- China's stimulus package has boosted market sentiment and pushed the Chinese yuan to a 16-month high.
- The People's Bank of China cut interest rates and reduced bank reserve requirements.
China's massive stimulus package for its battered economy has boosted market sentiment and injected confidence into the Chinese yuan.
On Tuesday, China's top regulators appeared at a press conference together in an effort to boost market sentiment. At the briefing, People's Bank of China, or POBC, governor Pan Gongsheng announced cuts to several interest rates and a reduction in the amount of money banks need to hold in reserve.
"The PBOC unleashed policy euphoria as markets deemed the 'big guns' unleashed with the rash of aggressive stimulus," Vishnu Varathan, Mizuho's macro research head for Asia excluding Japan, wrote in a note on Wednesday.

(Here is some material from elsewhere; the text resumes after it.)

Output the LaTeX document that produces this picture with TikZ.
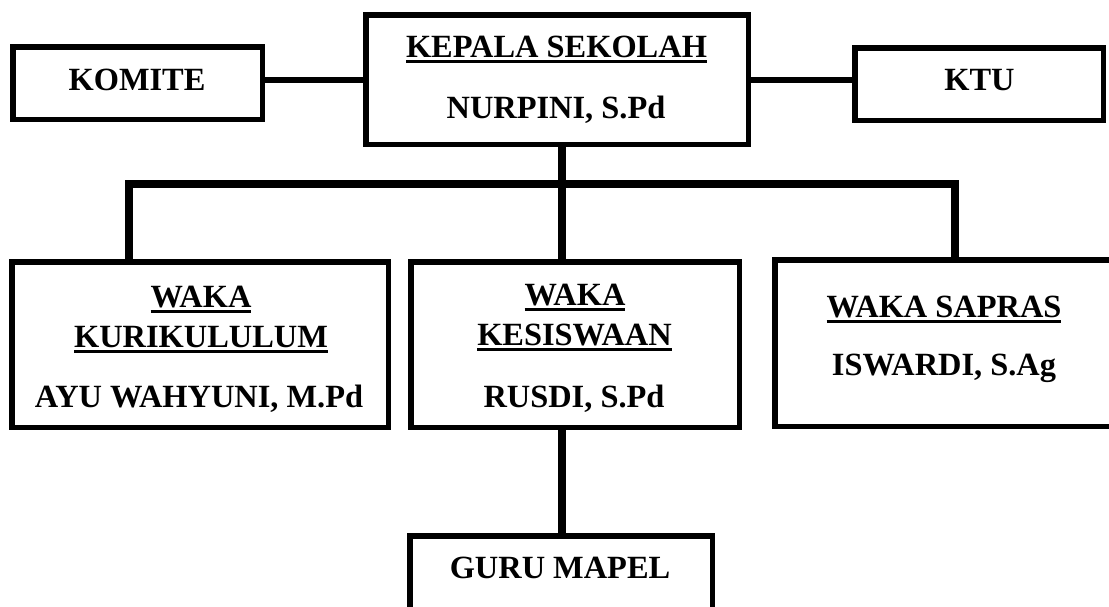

This not only boosted China's previously downbeat stock markets, but also helped the yuan pull off a "remarkable surge," Varathan added.
On Wednesday, the US dollar to offshore Chinese yuan, or CNH rate fell to as low as 6.9951, the first time it breached the 7 per dollar level since May 2023. This means $1 could buy fewer Chinese yuan.
The USD/CNH is about 1.6% lower so far this year. The currency pair was now around the 7.01 level at 12 p.m. in China Standard Time.
To be sure, the yuan has been strengthening recently, and this trend is not all thanks to China.
The US Federal Reserve announced a big interest rate cut last week. This is putting pressure on the US dollar, because rate cuts mean yields in dollar assets would be falling.
In anticipation of the Fed rate cut, the yuan has been strengthening against the dollar since end-June, in part because some Chinese exporters have been repatriating dollar earnings they were hoarding.
In August, capital inflows into China reached $7 billion — the first inflow since July 2023, according to an analysis from Larry Hu, the head of China economics at Macquarie Group.
Exporters also converted $37 billion of foreign exchange into the yuan — the highest level since September 2022, Hu added.
A strong yuan is bad for exports
Even though a strong yuan signals confidence in China's economy, analysts aren't sure the gains will hold.
That's because a stronger yuan would make China's exports more expensive and less competitive.
Given that China's consumer confidence is really weak and domestic demand is flagging, while exports — a key pillar of the country's economy — have been robust, Beijing may not be happy keeping the yuan stronger for longer.
As Swiss private bank Lombard Odier's CIO office wrote on Tuesday, there is a "fundamental inconsistency" between a strong yuan and credible reflation, which refers to policies intended to reverse deflation — an economic challenge China is facing now.
China has a tight grip on the yuan, so Beijing does have a big influence on the currency.
On Tuesday, Pan said China will prevent the markets from forming one-sided expectations and guard against the risk of the yuan overshooting so that the currency's exchange rate can be at a "reasonable and balanced level."
On Wednesday, China's central bank indicated its neutral stance on the yuan via way of its daily midpoint fix, which it pegged at 7.0202 per dollar — this is against the 7.0206 traders and analysts had estimated in a Bloomberg survey. The yuan is allowed to trade within a 2% range above or below the midpoint.
Macquarie's Hu wrote in his note on Friday that there may limited room for the yuan to gain further.
"While the falling US yield may encourage exporters to convert more dollars into RMB, the main determinant of exporters' FX conversion is China's domestic demand and business confidence, which remain weak," wrote Hu, referring to the renminbi, the official name for the Chinese currency.
"The PBOC may not want to see a rapid CNY appreciation that hurts exports, the main bright spot for now," he added.